Idiot Toby’s near-miss might save Anita from a return to Debenhams or wherever it is you buy synths from, but she’s not entirely unscathed and her “injuries” mean an excruciatingly awkward moment for Dad Joe and the entire audience as Anita points out that, while she can probably repair herself, “for insurance purposes, (Joe) should carry out a full inspection of (her) epidermis.”
The inspection is shot with commendable restraint and sensitivity, however, so we know exactly what’s happening without any gratuitous nudity; a shoulder here, a hip there and the mortified Joe repeating “It’s not real” are more than enough to get the point across. I was sure Laura was going to stumble into the middle of it and combust with jealousy, but, imoressively, the show sidestepped cliche and focussed instead on contrasting Anita’s beloved status within the family (even Mattie seems to have warmed to her, albeit she still wants to hack into her system) with their mum’s relegation to interloper status. Which may be a little cruel but it’s also entirely realistic – after all, Anita does everything Laura would like to do for the kids and more, but can’t give anyone a row or tell them to make their beds.

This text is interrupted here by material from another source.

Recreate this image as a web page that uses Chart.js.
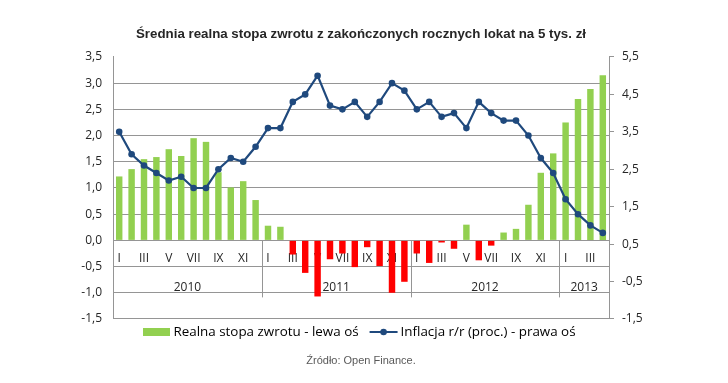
<!DOCTYPE html>
<html><head><meta charset="utf-8">
<script src="https://cdn.jsdelivr.net/npm/chart.js@4/dist/chart.umd.min.js"></script>
<style>html,body{margin:0;padding:0;background:#fff;}</style>
</head><body>
<canvas id="c" width="728" height="383"></canvas>
<script>
// ---- DATA ----
const monthLabels = ['I','II','III','IV','V','VI','VII','VIII','IX','X','XI','XII',
                     'I','II','III','IV','V','VI','VII','VIII','IX','X','XI','XII',
                     'I','II','III','IV','V','VI','VII','VIII','IX','X','XI','XII',
                     'I','II','III','IV'];
const years = ['2010','2011','2012','2013'];
const yearSpans = [12,12,12,4];
const realReturn = [1.22,1.36,1.55,1.59,1.74,1.61,1.95,1.88,1.30,1.01,1.13,0.77,
                    0.28,0.26,-0.27,-0.62,-1.07,-0.36,-0.25,-0.51,-0.13,-0.49,-1.00,-0.79,
                    -0.25,-0.43,-0.04,-0.16,0.30,-0.38,-0.10,0.15,0.22,0.68,1.29,1.66,
                    2.25,2.70,2.89,3.15];
const inflation = [3.5,2.9,2.6,2.4,2.2,2.3,2.0,2.0,2.5,2.8,2.7,3.1,
                   3.6,3.6,4.3,4.5,5.0,4.2,4.1,4.3,3.9,4.3,4.8,4.6,
                   4.1,4.3,3.9,4.0,3.6,4.3,4.0,3.8,3.8,3.4,2.8,2.4,
                   1.7,1.3,1.0,0.8];
const leftTicks = [-1.5,-1.0,-0.5,0.0,0.5,1.0,1.5,2.0,2.5,3.0,3.5];
const rightTicks = [-1.5,-0.5,0.5,1.5,2.5,3.5,4.5,5.5];
const seriesNames = ['Realna stopa zwrotu - lewa oś','Inflacja r/r (proc.) - prawa oś'];
const titleText = 'Średnia realna stopa zwrotu z zakończonych rocznych lokat na 5 tys. zł';
const sourceText = 'Źródło: Open Finance.';

// ---- STYLE ----
const GREEN = '#92D050', RED = '#FF0000', NAVY = '#1F497D', GRID = '#959595';
const fmt = v => Number(v).toFixed(1).replace('.', ',');

const monthAxis = {
  id: 'monthAxis',
  beforeDatasetsDraw(chart){
    const {ctx, scales:{x, y}} = chart;
    const y0 = y.getPixelForValue(0);
    ctx.save();
    ctx.fillStyle = '#262626';
    ctx.font = '12px "Open Sans"';
    ctx.textAlign = 'center'; ctx.textBaseline = 'middle';
    monthLabels.forEach((m,i) => { if (i % 2 === 0) ctx.fillText(m, x.getPixelForValue(i), y0 + 18); });
    ctx.strokeStyle = GRID; ctx.lineWidth = 1;
    let start = 0;
    years.forEach((yr,k) => {
      const end = start + yearSpans[k] - 1;
      const cx = (x.getPixelForValue(start) + x.getPixelForValue(end)) / 2;
      ctx.fillText(yr, cx, y0 + 47);
      if (k > 0) {
        const sx = Math.round((x.getPixelForValue(start-1) + x.getPixelForValue(start)) / 2) + 0.5;
        ctx.beginPath(); ctx.moveTo(sx, y0); ctx.lineTo(sx, y0 + 57); ctx.stroke();
      }
      start = end + 1;
    });
    ctx.restore();
  }
};

const customLegend = {
  id: 'customLegend',
  afterDraw(chart){
    const {ctx, chartArea} = chart;
    ctx.save();
    ctx.font = '13.4px "Open Sans"';
    ctx.textBaseline = 'middle'; ctx.textAlign = 'left';
    const t1 = ctx.measureText(seriesNames[0]).width;
    const t2 = ctx.measureText(seriesNames[1]).width;
    const total = 27 + 3 + t1 + 11 + 28 + 3 + t2;
    let x = (chartArea.left + chartArea.right) / 2 - 1.5 - total / 2;
    const yc = chartArea.bottom + 13;
    ctx.fillStyle = GREEN; ctx.fillRect(Math.round(x), Math.round(yc - 4), 27, 8);
    x += 30;
    ctx.fillStyle = '#000'; ctx.fillText(seriesNames[0], x, yc);
    x += t1 + 11;
    ctx.strokeStyle = NAVY; ctx.lineWidth = 2;
    ctx.beginPath(); ctx.moveTo(x, yc); ctx.lineTo(x + 28, yc); ctx.stroke();
    ctx.fillStyle = NAVY; ctx.beginPath(); ctx.arc(x + 14, yc, 3.3, 0, Math.PI * 2); ctx.fill();
    x += 31;
    ctx.fillStyle = '#000'; ctx.fillText(seriesNames[1], x, yc);
    ctx.restore();
  }
};

new Chart(document.getElementById('c'), {
  data: {
    labels: monthLabels,
    datasets: [
      { type:'line', label: seriesNames[1], data: inflation, yAxisID:'y1',
        borderColor: NAVY, backgroundColor: NAVY, borderWidth: 2.2,
        pointRadius: 3.3, pointBackgroundColor: NAVY, pointBorderColor: NAVY, pointBorderWidth: 0,
        tension: 0 },
      { type:'bar', label: seriesNames[0], data: realReturn, yAxisID:'y',
        backgroundColor: realReturn.map(v => v >= 0 ? GREEN : RED),
        barPercentage: 0.52, categoryPercentage: 1.0 }
    ]
  },
  options: {
    responsive: false, animation: false,
    layout: { padding: { left: 0, right: 0, top: 0, bottom: 0 } },
    plugins: {
      tooltip: { enabled: false },
      legend: { display: false },
      title: { display: true, fullSize: false, text: titleText, color: '#262626',
        font: { family: "'Liberation Sans',Arial", size: 13.3, weight: 'bold' },
        padding: { top: 26, bottom: 15 } },
      subtitle: { display: true, fullSize: false, position: 'bottom', text: sourceText, color: '#595959',
        font: { family: "'Liberation Sans',Arial", size: 11 },
        padding: { top: 35.4, bottom: 15.4 } }
    },
    scales: {
      x: { type: 'category', display: false, offset: true },
      y: { position: 'left', min: -1.5, max: 3.5,
        afterBuildTicks: s => { s.ticks = leftTicks.map(v => ({ value: v })); },
        afterFit: s => { s.width = 113; },
        grid: { drawTicks: false, color: c => (c.tick && c.tick.value === 3.5) ? 'rgba(0,0,0,0)' : GRID },
        border: { display: true, color: GRID },
        ticks: { padding: 11, color: '#262626', font: { family: "'Open Sans'", size: 12 }, callback: v => fmt(v) } },
      y1: { position: 'right', min: -1.5, max: 5.5,
        afterBuildTicks: s => { s.ticks = rightTicks.map(v => ({ value: v })); },
        afterFit: s => { s.width = 119; },
        grid: { drawOnChartArea: false, drawTicks: true, tickLength: 5, color: GRID },
        border: { display: true, color: GRID },
        ticks: { padding: 8, color: '#262626', font: { family: "'Open Sans'", size: 12 }, callback: v => fmt(v) } }
    }
  },
  plugins: [monthAxis, customLegend]
});
</script>
</body></html>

There do seem to be signs of a thaw, though: Anita trying to smooth things between Sophie and her mum, Laura’s heartfelt “thank you” afterwards. But the suspicion is still there and it’s clear that any domestic harmony is likely to be short-lived, especially now Maxie and Leo know Mia is still “alive”, albeit buried under Anita’s programming. I assume they’ll be banging down doors to get her back pretty soon.
Since they didn’t exactly hurry themselves as far as Niska was concerned, however, she’s now “rescued” herself and gone frighteningly, murderously rogue. It’s interesting that while Anita was initially the creepy one (and the brilliant Gemma Chan can still terrify with just her eyes), this week showcases her humanity more – she’s not just self-aware, she has empathy and compassion too. Niska, however, is currently displaying all the harder, crueller aspects of being human without the softer, more humane ones; she is undeniably intelligent, justifiably angry and ready to kill anyone she thinks deserves it, as borne out by the terrifically scary scene where she decides to “punish” a guy she’s picked up with a knife….

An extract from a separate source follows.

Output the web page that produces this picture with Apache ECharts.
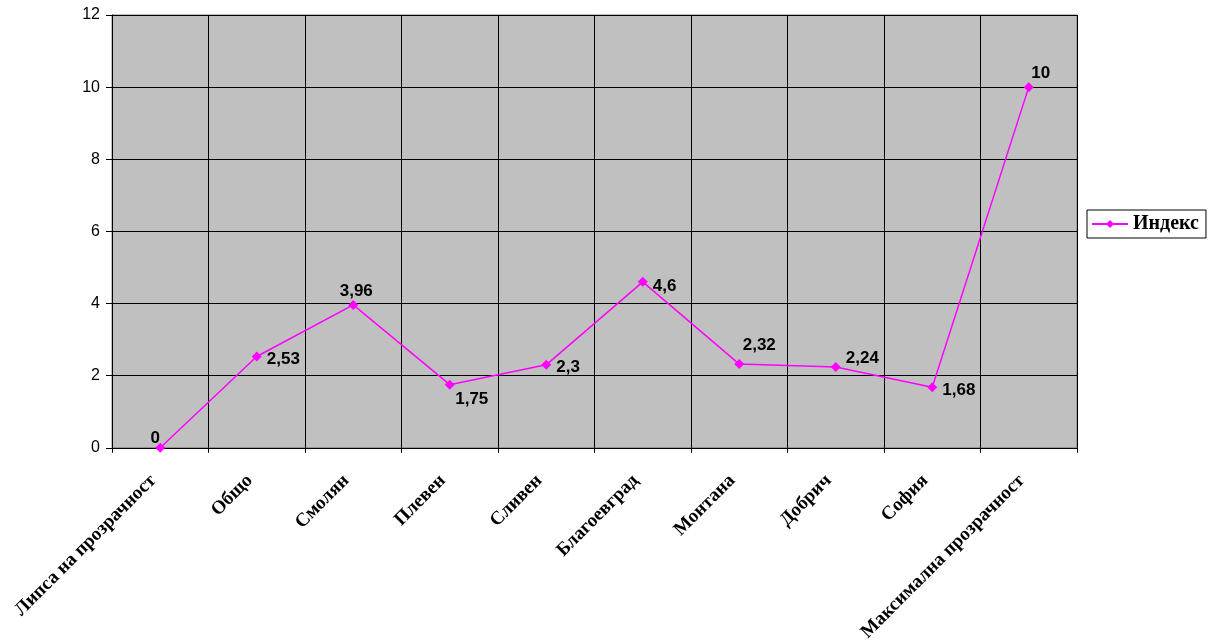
<!DOCTYPE html>
<html>
<head>
<meta charset="utf-8">
<script src="https://cdn.jsdelivr.net/npm/echarts@6/dist/echarts.min.js"></script>
<style>html,body{margin:0;padding:0;background:#fff}#c{width:1215px;height:644px}</style>
</head>
<body>
<div id="c"></div>
<script>
const categories = ['Липса на прозрачност','Общо','Смолян','Плевен','Сливен','Благоевград','Монтана','Добрич','София','Максимална прозрачност'];
const indexValues = [0, 2.53, 3.96, 1.75, 2.3, 4.6, 2.32, 2.24, 1.68, 10];
const yTicks = [0, 2, 4, 6, 8, 10, 12];
const seriesName = 'Индекс';

// label placement per point (style only)
const labelPlacement = [
  {position:'top', offset:[-5,9]},
  {position:'right', offset:[0,3]},
  {position:'top', offset:[3,5]},
  {position:'bottom', offset:[22,-4]},
  {position:'right', offset:[0,3]},
  {position:'right', offset:[0,4]},
  {position:'top', offset:[20,0]},
  {position:'right', offset:[0,-9]},
  {position:'right', offset:[0,3]},
  {position:'top', offset:[12,5]}
];

const chart = echarts.init(document.getElementById('c'));
chart.setOption({
  animation:false,
  backgroundColor:'#ffffff',
  grid:{left:112, right:138, top:15, bottom:195, show:true, backgroundColor:'#C0C0C0', borderColor:'#808080', borderWidth:1},
  legend:{
    left:1087, top:210, orient:'vertical',
    data:[seriesName],
    itemWidth:36, itemHeight:10,
    padding:[4,7,4,4],
    borderColor:'#000', borderWidth:1, backgroundColor:'#fff',
    textStyle:{fontFamily:'Liberation Serif', fontWeight:'bold', fontSize:20, color:'#000'}
  },
  xAxis:{
    type:'category', data:categories, boundaryGap:true,
    axisLine:{lineStyle:{color:'#000', width:1}},
    axisTick:{show:true, length:5, lineStyle:{color:'#000'}},
    splitLine:{show:true, lineStyle:{color:'#000', width:1}},
    axisLabel:{interval:0, rotate:45, margin:23, padding:[0,10,0,0], fontFamily:'Liberation Serif', fontWeight:'bold', fontSize:19, color:'#000'}
  },
  yAxis:{
    type:'value', min:0, max:12, interval:2,
    axisLine:{show:true, lineStyle:{color:'#000', width:1}},
    axisTick:{show:true, length:6, lineStyle:{color:'#000'}},
    splitLine:{show:true, lineStyle:{color:'#000', width:1}},
    axisLabel:{margin:12, fontFamily:'Liberation Sans', fontSize:16, color:'#000',
      formatter:v=> yTicks.includes(v) ? String(v) : ''}
  },
  series:[{
    name:seriesName, type:'line',
    data:indexValues.map((v,i)=>({value:v, label:labelPlacement[i]})),
    symbol:'diamond', symbolSize:10,
    lineStyle:{color:'#FF00FF', width:1.5},
    itemStyle:{color:'#FF00FF'},
    label:{show:true, distance:5, fontFamily:'Liberation Sans', fontWeight:'bold', fontSize:17, color:'#000',
      formatter:p=>String(p.value).replace('.', ',')}
  }]
});
</script>
</body>
</html>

But the way things ultimately work out suggests there are finer feelings under all Niska’s anger and defiance too, and whether they come to the fore or are snuffed out completely will depend entirely, I think, on how the next few “real” humans she encounters treat her.
On that “real” human front, meanwhile, more hints this week that Leo is part-synth with Maxie pointing out “your memory’s like mine, you can’t forget.” Their scenes are still the least engaging though, so I’m not sure I care too much. Ditto re Dr Millican: his adventure with Odi starts with fun but is bound to end in disaster and I’m a little bit fed up with him now. I understand his story is about how humans tend to “anthropomorphise” their synths (my thanks to Anita for the official term) and can’t let go etc, but I think the Anita storyline – or even the Jill/Simon/Peter one with a bit of work – could easily cover that ground in more entertaining fashion. These are small quibbles, though, about an episode which was unnerving, intriguing and thought-provoking. For the most part, Humans continues to impress – I like it a lot.